Should You Take A Gamble On Zynga?


Zynga’s (NASDAQ:ZNGA) stock price plummeted earlier this month, and it lost 16 percent of its market cap after the company revealed plans to cut 18 percent of its workforce. Can the company rebound from this massive layoff? Let’s use our Cheat Sheet investing framework to decide whether Zynga is an OUTPERFORM, WAIT AND SEE, or STAY AWAY.

C = Catalysts for the Stock’s Movement

Clearly, the most recent catalyst for the fall in Zynga’s share price has been the large-scale layoff announced at the beginning of the month. CEO Mark Pincus said that by closing three U.S. offices, the online game developer would cut costs by $70 million to $80 million annually. The reduction in costs will free up capital for Zynga to focus on its mobile gaming strategy. The news is especially disheartening as Zynga had to close its OMGPOP Studios branch — makers of Draw Something — one year after acquiring the company for $200 million. This bleak news has spooked investors and initiated a large sell-off.

Zynga has become reliant on Facebook (NASDAQ:FB) games for personal computers and has recently seen a sharp decline in its daily average users, a standard metric measuring online game usage. While titles like Farmville achieved massive success in 2009 and 2010, generating more than $1 billion in revenue for Zynga, the popularity of these types of titles has diminished. Zynga needs to adapt to current market trends or face obscurity.

H = High-Quality Products in the Pipeline? 

The company hopes to get back on track by pivoting to a strategy focused on mobile gaming. But Zynga might be too late to the party: its most popular game, Farmville, has been overtaken on mobile devices by newer releases. Pincus’s track record has not exactly been stellar — investors and employees alike question his foresight and ability to capitalize on new trends in gaming.

Zynga has talked about rolling the dice and entering the online real-money gambling sector. It plans to use new capital to develop online card and slot games, recently acquiring Spooky Cool Labs, an online slot game designer. While the economics of online gambling is certainly more profitable than that of Zynga’s “freemium” business model, the industry is surrounded by uncertainty. Currently, online gambling is illegal in most states. And even if more states legalize online gambling, the company would be facing online gambling titans such as Caesar’s Entertainment (NASDAQ:CZR), who have much more resources than Zynga as well as exposure in the gambling industry.

T = Technicals are Weak

Zynga is currently trading around $2.75, below both its 50-day moving average of $3.12 and 200-day moving average of $3.05. The company is experiencing a strong downtrend, and is down more than 55 percent since its 52-week high one year ago of $6.35. Zynga currently has a relative strength index of less than 30, suggesting that the stock is oversold and could be poised for a rally. However, if Zynga continues to report bad news and earnings, this is a remote possibility.
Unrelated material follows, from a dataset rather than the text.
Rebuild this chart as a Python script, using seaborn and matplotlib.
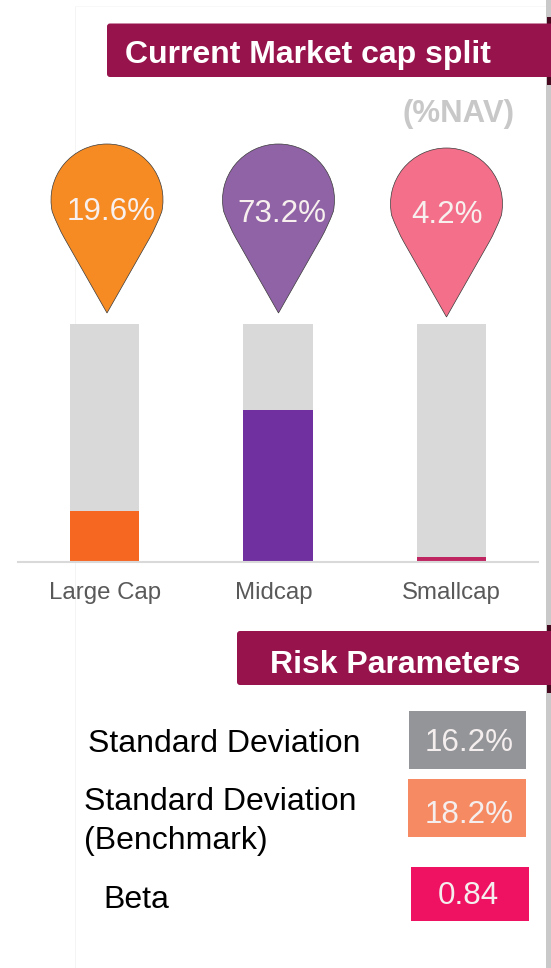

The future for Zynga is uncertain. Its stock price may currently be undervalued, as indicated by its low RSI after the layoff announcement on June 4 triggered a large sell-off. The stock has posted two consecutive quarters of declining revenue growth and expects to report a net loss next quarter of between $28.5 million and $39 million. But the company is not yet in dire straits: It still has $1.4 billion in cash and a $2.18 billion market cap as of Tuesday.

If you feel like taking a chance on the government’s decision to allow online gambling, Zynga might have some upside. And if the company can produce another hit equivalent to Farmville for mobile devices, it could rapidly expand its user base and, consequentially, its share price. These events are just speculation at this point. While Zynga is not a worthless company, there is too much uncertainty in its transitioning business model and the economics of its industry to warrant an OUTPERFORM rating. For now, Zynga is a WAIT AND SEE.